BlazeHtml RFC
Published on May 27, 2010 under the tag haskell
Introduction
BlazeHtml started out on ZuriHac 2010. Now, Jasper Van der Jeugt is working on it as a student to Google Summer of Code for haskell.org. His mentors are Simon Meier and Johan Tibell. The goal is to create a high-performance HTML generation library.
In the past few weeks, we have been exploring the performance and design of different drafts of this library. Now, the time has come to ask some questions to the Haskell community – more specifically the future users of BlazeHtml as well as current users of other HTML generation libraries.
About this file
This document is a literate Haskell file. Here is a plain version of the document. It serves two purposes: (1) it explains our current ideas and (2) it asks you, as the reader, for feedback. If you want to run this file or experiment with the code, you need to check out the code from github:
git clone git://github.com/jaspervdj/BlazeHtml.git
Enter the newly created directory BlazeHtml
using
cd BlazeHtml
and load this document using
ghci doc/RFC.lhs
Note that we placed a .ghci
file in the BlazeHtml
directory. It sets the
correct include directories for ghci.
Notational preliminaries
A “string” is a sequence of Unicode codepoints. A value of type String
is a
concrete representation of a string; i.e. a Haskell list of Unicode
codepoints. A value of type Text
is another concrete representation of a
string provided by the Data.Text
library. “Encoding” a string means
converting the sequence of Unicode codepoints to a sequence of bytes, using a
format like UTF-8 or UTF-16.
A “HTML document” is a tree whose nodes are HTML elements with string-valued attributes and whose leaves are strings. “Rendering” a HTML document means converting it to a string that will result in the same HTML tree when parsed by a HTML parser.
Problem definition
The goal of the BlazeHtml project is to create a light-weight Haskell combinator language for HTML documents that can be rendered as efficiently as possible.
Supported string representations
Obviously, we need to fix the concrete string representations to be used for
describing attributes and leaves of HTML documents. We have chosen to support
both String
values as well as Text
values, as we assume that these are the
most common representations for strings occuring in user code.

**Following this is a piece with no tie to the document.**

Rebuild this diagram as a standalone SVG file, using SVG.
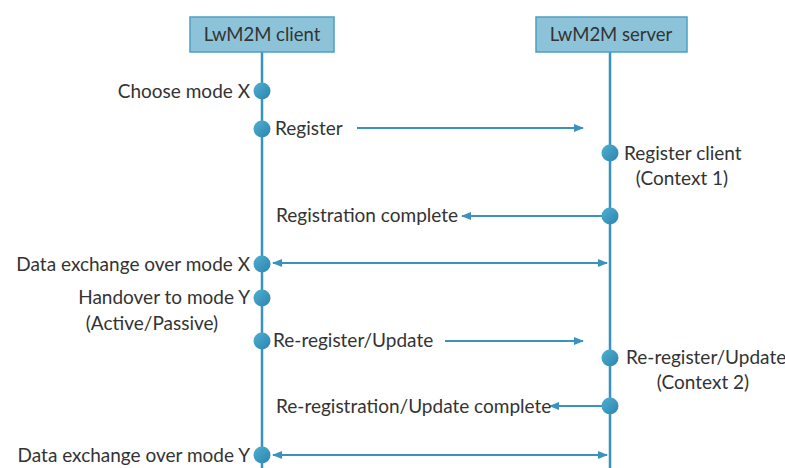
<svg xmlns="http://www.w3.org/2000/svg" width="785" height="468" viewBox="0 0 785 468">
<defs>
<style>
.box{fill:#8DC3D9;stroke:#4E9EC3;stroke-width:1.5}
.life{stroke:#3A93BF;stroke-width:2.5;fill:none}
.msg{stroke:#3A93BF;stroke-width:2;fill:none}
.dot{fill:url(#dg)}
text{font-family:Lato,"Open Sans","Liberation Sans",sans-serif;font-size:19px;fill:#333}
.h{font-size:18.5px}
</style>
<linearGradient id="dg" x1="0" y1="0" x2="1" y2="1">
<stop offset="0" stop-color="#4FB0CF"/>
<stop offset="1" stop-color="#2C83B2"/>
</linearGradient>
<marker id="ah" viewBox="0 0 10 10" refX="9" refY="5" markerWidth="10" markerHeight="10" markerUnits="userSpaceOnUse" orient="auto-start-reverse">
<path d="M0,1 L10,5 L0,9 Z" fill="#3A93BF"/>
</marker>
</defs>
<g id="client">
<line class="life" x1="262" y1="52" x2="262" y2="468"/>
<rect class="box" x="190" y="17" width="144" height="35"/>
<text class="h" x="262" y="41" text-anchor="middle">LwM2M client</text>
</g>
<g id="server">
<line class="life" x1="610" y1="52" x2="610" y2="468"/>
<rect class="box" x="536" y="17" width="151" height="35"/>
<text class="h" x="611" y="41" text-anchor="middle">LwM2M server</text>
</g>
<g id="connectors">
<line class="msg" x1="357" y1="128" x2="583" y2="128" marker-end="url(#ah)"/>
<line class="msg" x1="605" y1="216" x2="462" y2="216" marker-end="url(#ah)"/>
<line class="msg" x1="273" y1="263" x2="607" y2="263" marker-start="url(#ah)" marker-end="url(#ah)"/>
<line class="msg" x1="445" y1="341" x2="583" y2="341" marker-end="url(#ah)"/>
<line class="msg" x1="602" y1="406" x2="550" y2="406" marker-end="url(#ah)"/>
<line class="msg" x1="273" y1="455" x2="607" y2="455" marker-start="url(#ah)" marker-end="url(#ah)"/>
</g>
<g id="choose-mode-x">
<circle class="dot" cx="262" cy="91" r="8.5"/>
<text x="250" y="98" text-anchor="end">Choose mode X</text>
</g>
<g id="register">
<circle class="dot" cx="262" cy="129" r="8.5"/>
<text x="275" y="135">Register</text>
</g>
<g id="register-client">
<circle class="dot" cx="610" cy="153" r="8.5"/>
<text x="624" y="160">Register client</text>
<text x="682" y="185" text-anchor="middle">(Context 1)</text>
</g>
<g id="registration-complete">
<circle class="dot" cx="610" cy="216" r="8.5"/>
<text x="276" y="222">Registration complete</text>
</g>
<g id="data-exchange-x">
<circle class="dot" cx="262" cy="264" r="8.5"/>
<text x="250" y="271" text-anchor="end">Data exchange over mode X</text>
</g>
<g id="handover">
<circle class="dot" cx="262" cy="298" r="8.5"/>
<text x="250" y="304" text-anchor="end">Handover to mode Y</text>
<text x="152" y="330" text-anchor="middle">(Active/Passive)</text>
</g>
<g id="re-register-client">
<circle class="dot" cx="262" cy="341" r="8.5"/>
<text x="273" y="347">Re-register/Update</text>
</g>
<g id="re-register-server">
<circle class="dot" cx="610" cy="358" r="8.5"/>
<text x="626" y="364">Re-register/Update</text>
<text x="703" y="389" text-anchor="middle">(Context 2)</text>
</g>
<g id="re-registration-complete">
<circle class="dot" cx="610" cy="406" r="8.5"/>
<text x="276" y="413">Re-registration/Update complete</text>
</g>
<g id="data-exchange-y">
<circle class="dot" cx="262" cy="455" r="8.5"/>
<text x="250" y="462" text-anchor="end">Data exchange over mode Y</text>
</g>
</svg>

Q1: Are there other string representations that should be supported natively;
i.e. without converting them to Data.Text
or String
first?
Note that we enable the OverloadedStrings
language extension to also support
string literals of type Text
.
{-# LANGUAGE OverloadedStrings #-}
Modules
We import the Prelude hiding some functions, to avoid clashes: head
, id
and
div
are all HTML elements. Since we do not use the corresponding Prelude
functions in our program, we will just hide them instead of qualifying either
the Prelude or our modules.
import Prelude hiding (head, id, div)
There are different HTML standards. For example,
- XHTML
- HTML 4 Strict
- HTML 4 Transitional
- HTML 4 Frameset
- HTML 5
Q2: What HTML standards should the library at least support?
Q3: Which HTML version would you preferably use?
Currently, we decided to use the HTML 4 Strict standard, as it seems to be the most used one.
Our goal is that a description of a Html document using BlazeHtml looks as similar as possible to real HTML – and, if possible, even easier on the eyes. Hence, we want to provide for every HTML element and attribute a combinator with exactly the same name. However, this is not possible due to two reasons: (1) There are HTML element and attribute names that conflict with Haskell keywords, or Haskell naming conventions. (2) There are HTML elements having the same name as HTML attributes.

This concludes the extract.